Deducing the Hyundai nestled against the passenger door was very slightly further away than the Kia on the other side (albeit by a matter of millimetres), I decided this would be my point of attack.

Now, I’m not a large man. I’ll never make it as a sumo wrestler, no matter how much I dream. But, despite my legendary svelteness, entry proved impossible. I had about as much chance of fitting my pelvis through the gap as I’d have of sticking my fist up my left nostril.

I briefly considered stripping naked, covering myself in car wax and trying to slither myself in. But then I remembered I’d left the wax in the boot.

Ah, the boot. Why hadn’t I thought of that before?

Luckily, prescient chap that I am, I drive an estate. Also, fortunately for me, it was pointing the right way. I generally take great pride in reversing into my usual parking spot, which is perpendicular to a concrete wall. Had I done so this time, I’d have been scuppered.

But I’d been in a particularly mental fragile state that morning, even for me. In a befuddled haze, I’d sprayed shaving foam under my oxters instead of deodorant. My snotty-nosed son Turbo had used my only clean shirt as a hanky and I’d mistaken the box of dried catfood for cereal. I was a third of the way through a bowl of the stuff before realising my error. My bemused wife was in stitches. To make matters worse, I was late. I hate being late – sign of a weak character, so it is.
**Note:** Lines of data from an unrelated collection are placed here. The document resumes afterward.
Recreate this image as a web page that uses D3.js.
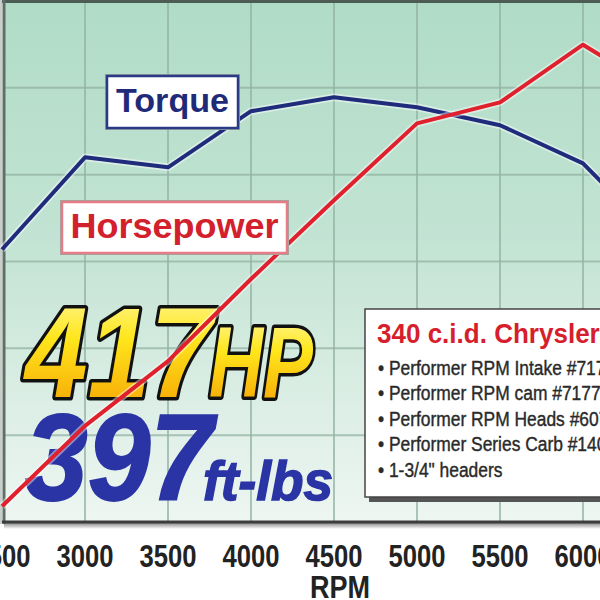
<!DOCTYPE html>
<html><head><meta charset="utf-8">
<script src="https://cdn.jsdelivr.net/npm/d3@7"></script>
<style>html,body{margin:0;padding:0;background:#fff;}svg{display:block;}</style>
</head><body>
<script>
// ---- data ----
const rpm = [2500, 3000, 3500, 4000, 4500, 5000, 5500, 6000, 6500];
const torque = [321, 367, 362, 390, 397, 392, 383, 364, 322];
const horsepower = [153, 199, 236, 283, 328, 372, 384, 417, 388];
const tickRpm = [2500, 3000, 3500, 4000, 4500, 5000, 5500, 6000];
const gridRows = [1, 2, 3, 4, 5];
const specTitle = "340 c.i.d. Chrysler V8";
const specItems = ["Performer RPM Intake #7176", "Performer RPM cam #7177", "Performer RPM Heads #60779", "Performer Series Carb #1406", "1-3/4\" headers"];

const W = 600, H = 600;
const pTop = 1, pBottom = 522, pLeft = 4;
const SANS = "'Liberation Sans',Arial,sans-serif";

const x = d3.scaleLinear().domain([2500, 6000]).range([2, 583]);
const yT = d3.scaleLinear().domain([185, 445]).range([pBottom, pTop]);
const yH = d3.scaleLinear().domain([144, 442]).range([pBottom, pTop]);
const yGrid = d3.scaleLinear().domain([0, 6]).range([pBottom, pTop]);

const svg = d3.select("body").append("svg").attr("width", W).attr("height", H);
const defs = svg.append("defs");
const bg = defs.append("linearGradient").attr("id", "bg").attr("x1", 0).attr("y1", 0).attr("x2", 0).attr("y2", 1);
bg.append("stop").attr("offset", "0%").attr("stop-color", "#b0dcc6");
bg.append("stop").attr("offset", "45%").attr("stop-color", "#c2e3d3");
bg.append("stop").attr("offset", "100%").attr("stop-color", "#eef6f2");
const gold = defs.append("linearGradient").attr("id", "gold").attr("x1", 0).attr("y1", 0).attr("x2", 0).attr("y2", 1);
gold.append("stop").attr("offset", "0%").attr("stop-color", "#fffbb0");
gold.append("stop").attr("offset", "40%").attr("stop-color", "#ffe61c");
gold.append("stop").attr("offset", "100%").attr("stop-color", "#f59a00");
const sh = defs.append("linearGradient").attr("id", "shadow").attr("x1", 0).attr("y1", 0).attr("x2", 0).attr("y2", 1);
sh.append("stop").attr("offset", "0%").attr("stop-color", "#777");
sh.append("stop").attr("offset", "100%").attr("stop-color", "#fff");

// plot frame shadow + background
svg.append("rect").attr("x", pLeft).attr("y", pBottom).attr("width", W).attr("height", 7).attr("fill", "url(#shadow)");
svg.append("rect").attr("x", pLeft).attr("y", pTop).attr("width", W).attr("height", pBottom - pTop).attr("fill", "url(#bg)");

// grid
const g = svg.append("g");
g.selectAll("line.v").data(tickRpm.slice(1).concat([6500])).join("line")
  .attr("x1", d => x(d)).attr("x2", d => x(d)).attr("y1", pTop).attr("y2", pBottom)
  .attr("stroke", "#93b3a3").attr("stroke-width", 2).attr("opacity", 0.75);
g.selectAll("line.h").data(gridRows).join("line")
  .attr("x1", pLeft).attr("x2", W).attr("y1", d => yGrid(d)).attr("y2", d => yGrid(d))
  .attr("stroke", "#93b3a3").attr("stroke-width", 2).attr("opacity", 0.75);

// frame borders
svg.append("line").attr("x1", 0).attr("x2", W).attr("y1", 1.5).attr("y2", 1.5).attr("stroke", "#4c5d55").attr("stroke-width", 3);
svg.append("line").attr("x1", 4).attr("x2", 4).attr("y1", 0).attr("y2", pBottom + 2).attr("stroke", "#5f6e67").attr("stroke-width", 3);
svg.append("line").attr("x1", 1).attr("x2", 1).attr("y1", 0).attr("y2", pBottom + 2).attr("stroke", "#c8cfcb").attr("stroke-width", 2);
svg.append("line").attr("x1", 2).attr("x2", W).attr("y1", pBottom).attr("y2", pBottom).attr("stroke", "#3d3d3d").attr("stroke-width", 3);

// big headline numbers
const hp = svg.append("g");
hp.append("text").text("417").attr("x", 25).attr("y", 397)
  .attr("font-family", SANS).attr("font-weight", 900).attr("font-style", "italic")
  .attr("font-size", 128).attr("textLength", 188).attr("lengthAdjust", "spacingAndGlyphs")
  .attr("fill", "url(#gold)").attr("stroke", "#111").attr("stroke-width", 7)
  .attr("stroke-linejoin", "round").attr("paint-order", "stroke");
hp.append("text").text("HP").attr("x", 209).attr("y", 397)
  .attr("font-family", SANS).attr("font-weight", 900).attr("font-style", "italic")
  .attr("font-size", 100).attr("textLength", 104).attr("lengthAdjust", "spacingAndGlyphs")
  .attr("fill", "url(#gold)").attr("stroke", "#111").attr("stroke-width", 7)
  .attr("stroke-linejoin", "round").attr("paint-order", "stroke");
hp.append("text").text("397").attr("x", 25).attr("y", 500)
  .attr("font-family", SANS).attr("font-weight", 900).attr("font-style", "italic")
  .attr("font-size", 123).attr("textLength", 188).attr("lengthAdjust", "spacingAndGlyphs")
  .attr("fill", "#2a34a4").attr("stroke", "#2a34a4").attr("stroke-width", 2);
hp.append("text").text("ft-lbs").attr("x", 203).attr("y", 500)
  .attr("font-family", SANS).attr("font-weight", 700).attr("font-style", "italic")
  .attr("font-size", 55).attr("textLength", 130).attr("lengthAdjust", "spacingAndGlyphs")
  .attr("fill", "#2a34a4").attr("stroke", "#2a34a4").attr("stroke-width", 1.5);

// lines
const lineT = d3.line().x((d, i) => x(rpm[i])).y(d => yT(d));
const lineH = d3.line().x((d, i) => x(rpm[i])).y(d => yH(d));
[[torque, lineT, "#1f2c7c"], [horsepower, lineH, "#e0202c"]].forEach(([vals, gen, col]) => {
  svg.append("path").attr("d", gen(vals)).attr("fill", "none").attr("stroke", "#ffffff")
    .attr("stroke-opacity", 0.45).attr("stroke-width", 7.5).attr("stroke-linejoin", "round");
  svg.append("path").attr("d", gen(vals)).attr("fill", "none").attr("stroke", col)
    .attr("stroke-width", 4).attr("stroke-linejoin", "round");
});

// series labels
function labelBox(x0, y0, w, h, txt, border, col, size, base, tl) {
  svg.append("rect").attr("x", x0 - 1.5).attr("y", y0 - 1.5).attr("width", w + 3).attr("height", h + 3)
    .attr("fill", "none").attr("stroke", "#9aa8a2").attr("stroke-width", 1);
  svg.append("rect").attr("x", x0).attr("y", y0).attr("width", w).attr("height", h)
    .attr("fill", "#fff").attr("stroke", border).attr("stroke-width", 2.5);
  svg.append("text").text(txt).attr("x", x0 + w / 2).attr("y", base).attr("text-anchor", "middle")
    .attr("font-family", SANS).attr("font-weight", 700).attr("font-size", size).attr("fill", col)
    .attr("textLength", tl).attr("lengthAdjust", "spacingAndGlyphs");
}
labelBox(107, 76, 131, 52, "Torque", "#2b3a86", "#1f2a78", 33, 112, 113);
labelBox(62, 202, 225, 51, "Horsepower", "#e57c86", "#d2202c", 35, 238, 208);

// spec box
svg.append("rect").attr("x", 369).attr("y", 313).attr("width", 300).attr("height", 189).attr("fill", "#555");
svg.append("rect").attr("x", 365).attr("y", 309).attr("width", 300).attr("height", 188)
  .attr("fill", "#fff").attr("stroke", "#444").attr("stroke-width", 1.5);
svg.append("g").attr("transform", "translate(377,343) scale(0.93,1)")
  .append("text").text(specTitle).attr("x", 0).attr("y", 0)
  .attr("font-family", SANS).attr("font-weight", 700).attr("font-size", 28).attr("fill", "#d61e2c");
const items = svg.append("g").attr("transform", "translate(378,0) scale(0.87,1)");
items.selectAll("text").data(specItems).join("text")
  .attr("x", 0).attr("y", (d, i) => 375 + i * 25.5)
  .attr("font-family", SANS).attr("font-size", 20).attr("fill", "#2a2a2a")
  .attr("stroke", "#2a2a2a").attr("stroke-width", 0.4)
  .text(d => "• " + d);

// x axis labels
svg.append("g").selectAll("text").data(tickRpm).join("text")
  .attr("x", d => x(d) - 28.5).attr("y", 567)
  .attr("textLength", 57).attr("lengthAdjust", "spacingAndGlyphs")
  .attr("font-family", SANS).attr("font-weight", 700).attr("font-size", 32).attr("fill", "#222")
  .text(d => d);
svg.append("text").text("RPM").attr("x", 310).attr("y", 598)
  .attr("textLength", 60).attr("lengthAdjust", "spacingAndGlyphs")
  .attr("font-family", SANS).attr("font-weight", 700).attr("font-size", 32).attr("fill", "#222");
</script>
</body></html>
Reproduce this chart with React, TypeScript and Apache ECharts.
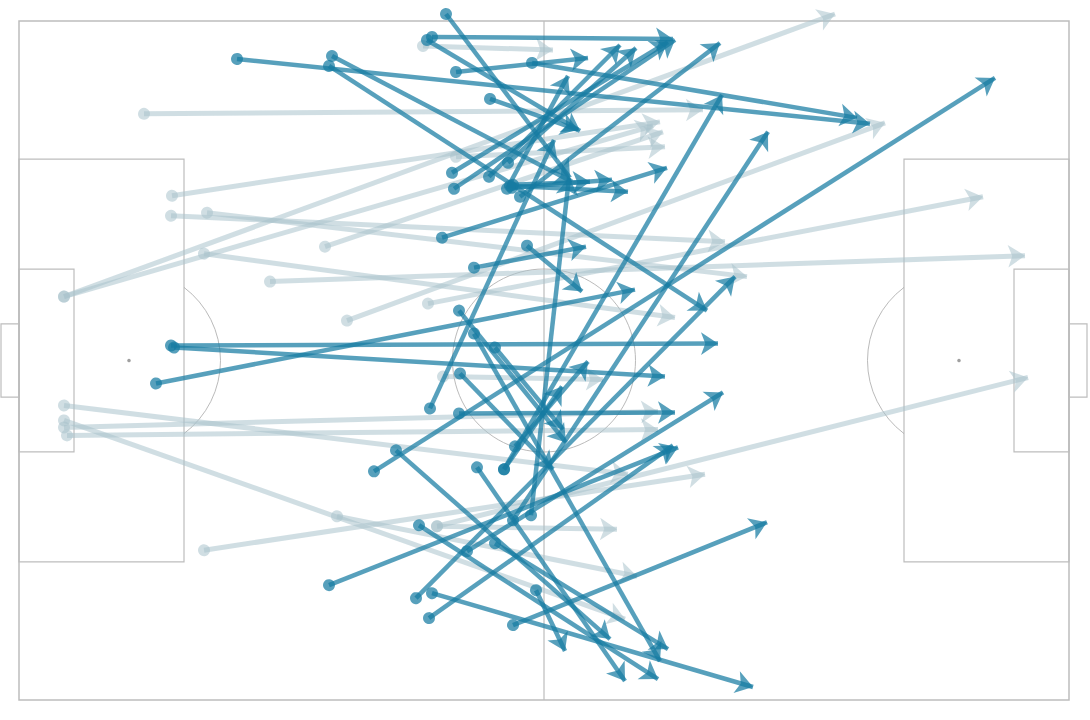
import React, { useEffect, useRef } from "react";
import * as echarts from "echarts";

const PITCH_LENGTH = 105;
const PITCH_WIDTH = 68;

// Completed passes: [startX, startY, endX, endY] in metres (y measured from top touchline)
const completedPasses: number[][] = [
  [42.7, -0.7, 55.1, 15.7],
  [21.8, 3.8, 85.1, 10.3],
  [31.3, 3.5, 55.3, 16.1],
  [31.0, 4.5, 68.8, 29.0],
  [41.3, 1.6, 65.4, 1.8],
  [40.8, 1.9, 56.1, 11.0],
  [43.7, 5.1, 56.9, 3.7],
  [51.3, 4.2, 83.8, 9.7],
  [47.1, 7.8, 55.9, 10.9],
  [43.3, 15.2, 64.9, 2.1],
  [43.5, 16.8, 65.6, 1.9],
  [47.0, 15.6, 60.1, 2.4],
  [48.9, 14.2, 61.7, 2.7],
  [48.8, 16.8, 54.9, 5.5],
  [50.1, 17.6, 70.1, 2.2],
  [42.3, 21.7, 64.8, 14.7],
  [49.4, 16.4, 57.1, 16.1],
  [49.3, 16.7, 59.3, 15.9],
  [49.1, 16.5, 60.9, 17.1],
  [50.8, 22.5, 56.3, 27.1],
  [45.5, 24.7, 56.7, 22.6],
  [41.1, 38.8, 53.5, 11.9],
  [51.2, 49.5, 55.0, 15.7],
  [48.5, 44.9, 70.3, 7.4],
  [49.4, 50.0, 74.9, 11.1],
  [15.2, 32.5, 69.9, 32.3],
  [15.5, 32.7, 64.6, 35.6],
  [13.7, 36.3, 61.6, 26.9],
  [44.0, 29.0, 54.7, 42.2],
  [45.5, 31.3, 64.1, 64.1],
  [47.6, 32.7, 54.4, 40.9],
  [44.1, 35.3, 53.4, 44.9],
  [44.0, 39.3, 65.6, 39.2],
  [37.7, 43.0, 59.1, 61.9],
  [35.5, 45.1, 97.6, 5.7],
  [49.6, 42.6, 56.9, 34.1],
  [48.5, 44.9, 54.3, 36.6],
  [45.8, 44.7, 60.6, 66.1],
  [31.0, 56.5, 65.9, 42.7],
  [40.0, 50.5, 63.9, 65.9],
  [44.8, 53.1, 70.4, 37.2],
  [47.6, 52.3, 64.9, 62.9],
  [39.7, 57.8, 71.6, 25.6],
  [41.3, 57.3, 73.4, 66.7],
  [41.0, 59.8, 65.4, 42.5],
  [49.4, 60.5, 74.8, 50.2],
  [51.7, 57.0, 54.6, 63.1],
];

// Unsuccessful passes: [startX, startY, endX, endY] in metres
const missedPasses: number[][] = [
  [12.5, 9.3, 68.4, 8.9],
  [15.3, 17.5, 64.1, 10.1],
  [4.5, 27.6, 81.6, -0.7],
  [4.5, 27.6, 63.4, 10.5],
  [30.6, 22.6, 64.4, 11.1],
  [43.7, 13.6, 64.6, 12.6],
  [15.2, 19.5, 70.6, 22.1],
  [18.8, 19.2, 72.8, 25.6],
  [18.5, 23.3, 65.6, 29.7],
  [25.1, 26.1, 100.6, 23.5],
  [32.8, 30.0, 86.6, 10.2],
  [40.9, 28.3, 96.4, 17.6],
  [40.4, 2.5, 53.4, 2.9],
  [42.4, 35.6, 58.4, 35.9],
  [4.5, 38.5, 60.9, 45.4],
  [4.5, 40.7, 63.9, 39.1],
  [4.8, 41.5, 63.9, 40.9],
  [4.5, 40.0, 60.6, 59.9],
  [18.5, 53.0, 68.6, 45.4],
  [31.8, 49.6, 61.8, 55.6],
  [41.8, 50.6, 100.9, 35.7],
  [41.8, 50.6, 59.8, 50.9],
];

const toLines = (passes: number[][]) =>
  passes.map(([x1, y1, x2, y2]) => ({ coords: [[x1, y1], [x2, y2]] }));

const LINE_COLOR = "#bdbdbd";
const ARC_COLOR = "#a8a8a8";

function renderPitch(params: any, api: any) {
  const c = (x: number, y: number) => api.coord([x, y]);
  const o = c(0, 0);
  const e = c(PITCH_LENGTH, PITCH_WIDTH);
  const sx = (e[0] - o[0]) / PITCH_LENGTH;
  const main = { fill: "none", stroke: LINE_COLOR, lineWidth: 1.5 };
  const box = { fill: "none", stroke: LINE_COLOR, lineWidth: 1.2 };
  const thin = { fill: "none", stroke: ARC_COLOR, lineWidth: 0.8 };
  const rect = (x0: number, y0: number, x1: number, y1: number, style: any) => {
    const a = c(x0, y0);
    const b = c(x1, y1);
    return {
      type: "rect",
      shape: {
        x: Math.min(a[0], b[0]),
        y: Math.min(a[1], b[1]),
        width: Math.abs(b[0] - a[0]),
        height: Math.abs(b[1] - a[1]),
      },
      style,
    };
  };
  const mid = PITCH_WIDTH / 2;
  const pa = 40.32 / 2;
  const ga = 18.32 / 2;
  const gw = 7.32 / 2;
  const centre = c(PITCH_LENGTH / 2, mid);
  const lp = c(11, mid);
  const rp = c(PITCH_LENGTH - 11, mid);
  const arcAng = Math.acos(5.5 / 9.15);
  const children: any[] = [
    rect(0, 0, PITCH_LENGTH, PITCH_WIDTH, main),
    {
      type: "line",
      shape: { x1: centre[0], y1: o[1], x2: centre[0], y2: e[1] },
      style: { stroke: LINE_COLOR, lineWidth: 1.2 },
    },
    { type: "circle", shape: { cx: centre[0], cy: centre[1], r: 9.15 * sx }, style: thin },
    rect(0, mid - pa, 16.5, mid + pa, box),
    rect(0, mid - ga, 5.5, mid + ga, box),
    rect(-1.8, mid - gw, 0, mid + gw, box),
    rect(PITCH_LENGTH - 16.5, mid - pa, PITCH_LENGTH, mid + pa, box),
    rect(PITCH_LENGTH - 5.5, mid - ga, PITCH_LENGTH, mid + ga, box),
    rect(PITCH_LENGTH, mid - gw, PITCH_LENGTH + 1.8, mid + gw, box),
    { type: "circle", shape: { cx: lp[0], cy: lp[1], r: 1.8 }, style: { fill: "#a0a0a0" } },
    { type: "circle", shape: { cx: rp[0], cy: rp[1], r: 1.8 }, style: { fill: "#a0a0a0" } },
    {
      type: "arc",
      shape: { cx: lp[0], cy: lp[1], r: 9.15 * sx, startAngle: -arcAng, endAngle: arcAng, clockwise: true },
      style: thin,
    },
    {
      type: "arc",
      shape: {
        cx: rp[0],
        cy: rp[1],
        r: 9.15 * sx,
        startAngle: Math.PI - arcAng,
        endAngle: Math.PI + arcAng,
        clockwise: true,
      },
      style: thin,
    },
  ];
  return { type: "group", children };
}

export default function App() {
  const ref = useRef<HTMLDivElement>(null);
  useEffect(() => {
    document.body.style.margin = "0";
    const chart = echarts.init(ref.current!, null, { renderer: "svg" });
    chart.setOption({
      animation: false,
      backgroundColor: "#ffffff",
      grid: { left: 19, top: 21, width: 1050, height: 679 },
      xAxis: { type: "value", min: 0, max: PITCH_LENGTH, show: false },
      yAxis: { type: "value", min: 0, max: PITCH_WIDTH, inverse: true, show: false },
      series: [
        {
          type: "custom",
          coordinateSystem: "cartesian2d",
          renderItem: renderPitch,
          data: [[0, 0]],
          silent: true,
          z: 1,
        },
        {
          name: "Unsuccessful",
          type: "lines",
          coordinateSystem: "cartesian2d",
          clip: false,
          silent: true,
          symbol: ["circle", "arrow"],
          symbolSize: [12, 17],
          lineStyle: { color: "#aac3cc", width: 5, opacity: 0.55 },
          data: toLines(missedPasses),
          z: 2,
        },
        {
          name: "Successful",
          type: "lines",
          coordinateSystem: "cartesian2d",
          clip: false,
          silent: true,
          symbol: ["circle", "arrow"],
          symbolSize: [12, 17],
          lineStyle: { color: "#167ca2", width: 4.5, opacity: 0.72 },
          data: toLines(completedPasses),
          z: 3,
        },
      ],
    });
    return () => chart.dispose();
  }, []);
  return <div ref={ref} style={{ width: 1090, height: 720 }} />;
}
So pride went out the window and I trundled grumpily into the spot, head first. And head first is exactly how I eventually got in.

After wriggling through the tailgate and clambering over the seats, I ended up with my neck wedged under the steering wheel and the gearstick jutting into my unspeakables. Dignified? I cared not. I was in.

Driving off, I began to wonder when exactly it was that the vast proportion of the population lost the ability to park between white lines. It is some form of Darwinism that has passed me by?

Parking is hardly difficult. A manatee with a hernia could master it, given a bit of training.

But it appears we rare few who can still do it are a dying breed as the human brain evolves to rely on cars so technologically advanced they’ve rendered driving skills redundant.

Skill? Pah. What need ye that for when you can buy a car that can park itself?

Now, I could probably still reverse a combine harvester into an eggcup without help. So does that mean I am lower down on the evolutionary scale than some halfwit in a Santa Fe with rear parking sensors?

If I had my way, white lines in car parks would be fitted with small landmines. Stray onto them, and you pay the ultimate price. How’s that for survival of the fittest?